Do you have a junk drawer, garage, pantry, or closet that begs for reorganization?
I'm pretty sure that if I took a photo of my pantry for the world to see, most people would either say, "Yep, that's what mine looks like," or "Um, gross. Do you ever clean?" (We found a bag of rotten potatoes in our pantry last week.)
There's just no… time.
When you take a look at your financial life, you may realize with a shock that you haven't peered at your investments for months. Or, like rotten potatoes, your portfolio has started to stink.
Cleaning up a messy portfolio can save you money, potentially increase your investment returns and also offers a whole host of other advantages. Let's take a look at why you should and how you can do it.
Why Clean Up Your Portfolio?
First, let's take a look at the reasons why you may want to spruce, dust and organize your finances.
- You could forget about money stashed away. Wouldn't it be sad to get to retirement and completely forget about the 401(k) you started at age 22, through your first job? You remember it now, but when you turn 64, it might end up as a distant, hazy memory. It might be worth six figures by the time you retire!
- Your fees could overrun you. You may have no idea that you're paying 1% in fees on a particular investment through monthly maintenance fees or other broker fees.
- You miss out on opportunities. What if you could maximize your earnings in the best way possible? Having a plethora of assets may ensure that you have no idea whether you're squeezing the most out of your money.

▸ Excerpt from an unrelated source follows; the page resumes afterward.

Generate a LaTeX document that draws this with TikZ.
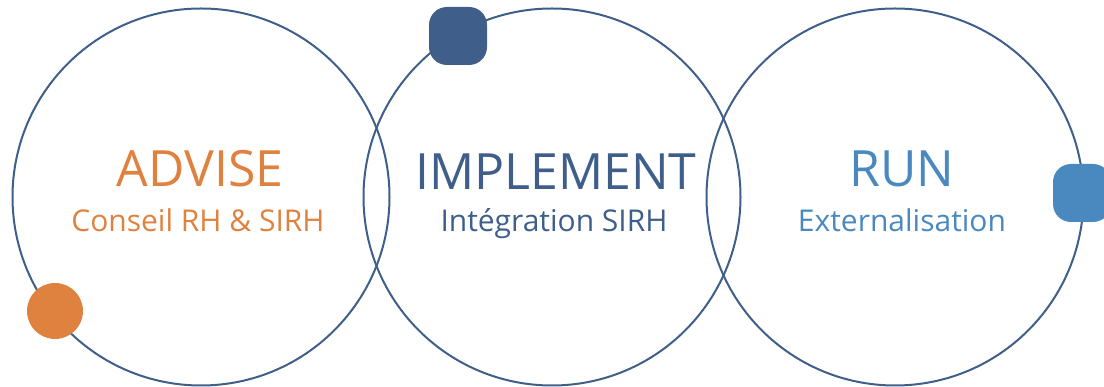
\documentclass[tikz,border=0pt]{standalone}
\usepackage{fontspec}
\setmainfont{Open Sans}
\usepackage[HTML]{xcolor}
\usepackage{tikz}
\usetikzlibrary{positioning}

\definecolor{advorange}{HTML}{E0823F}
\definecolor{impblue}{HTML}{3F5F8A}
\definecolor{runblue}{HTML}{4A89C0}

\begin{document}
\begin{tikzpicture}[x=1pt,y=1pt,
  ring/.style={circle,draw=impblue,line width=2pt,minimum size=377pt,inner sep=0pt},
  dot/.style={circle,minimum size=56pt,inner sep=0pt},
  tag/.style={rectangle,rounded corners=18pt,minimum size=58pt,inner sep=0pt},
  ttl/.style={anchor=base,inner sep=0pt,font=\fontsize{50}{50}\selectfont},
  sub/.style={anchor=base,inner sep=0pt,font=\fontsize{30}{30}\selectfont}]
\useasboundingbox (0,0) rectangle (1104,387);

\node[ring] (advise) at (201,190) {};
\node[ring] (implement) at (552,190) {};
\node[ring] (run) at (895,190) {};

\node[dot,fill=advorange] (advdot) at (55,76) {};
\node[tag,fill=impblue] (impdot) at (458,351) {};
\node[tag,fill=runblue] (rundot) at (1082,194) {};

\node[ttl,text=advorange] (advisettl) at (200,200) {ADVISE};
\node[sub,text=advorange] (advisesub) at (198,155) {Conseil RH \& SIRH};
\node[ttl,text=impblue] (impttl) at (556,197) {IMPLEMENT};
\node[sub,text=impblue] (impsub) at (554,155) {Intégration SIRH};
\node[ttl,text=runblue] (runttl) at (902,200) {RUN};
\node[sub,text=runblue] (runsub) at (902,155) {Externalisation};
\end{tikzpicture}
\end{document}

- You might have some diversification issues. When you're trying to manage several accounts at the same time, the left hand may have no idea what the right hand is doing. It's time to bring everything into the same house.
How to Clean Up Your Messy Portfolio
Let's take a look at a few ways you can clean up your messy portfolio.
Take Stock of Your Portfolio
If you take a look at your portfolio, what do you see? Maybe you're a tech enthusiast and realize that you've bought up stocks solely in the tech sector. Maybe you've held onto a stock, thinking it'll "come back someday" — but it really is a dud. (You've always been taught never to sell!)
Maybe you have way too many stocks to keep track of. Note that you might need an investment professional's help to identify the fact that your investments concentrate entirely on one sector or that you've got too much tied up into individual stocks.
Also take a careful look at market capitalization. Have you invested in a mix of large U.S. companies and small U.S. companies with growth potential? Have you added a nice blend of international companies, emerging markets, growth stocks or real-estate investment trusts (REITs)? (The sky's the limit.)
Instead of gobs of stocks, diversifying in these areas might hit the perfect level.
Get Your Accounts Together
When you use Vanguard, Robinhood and Interactive Brokers (for that fancy trading platform!) and maybe even a few other brokerages, you might feel as if you're spread all over the place.
When you haven't consolidated your accounts, you might not see where you're not diversified or where you've overinvested in a particular sector. Consolidating helps you employ the right asset allocation strategy for your top goals.
Also, combining all your non-401(k) accounts at one brokerage firm simply eliminates headaches as well.
Track Down Old Accounts — Including Those from Past Jobs
In their meetings with clients, financial advisors always ask about old 401(k) accounts, only to find out that many clients have 401(k)s floating "out there" from former employees.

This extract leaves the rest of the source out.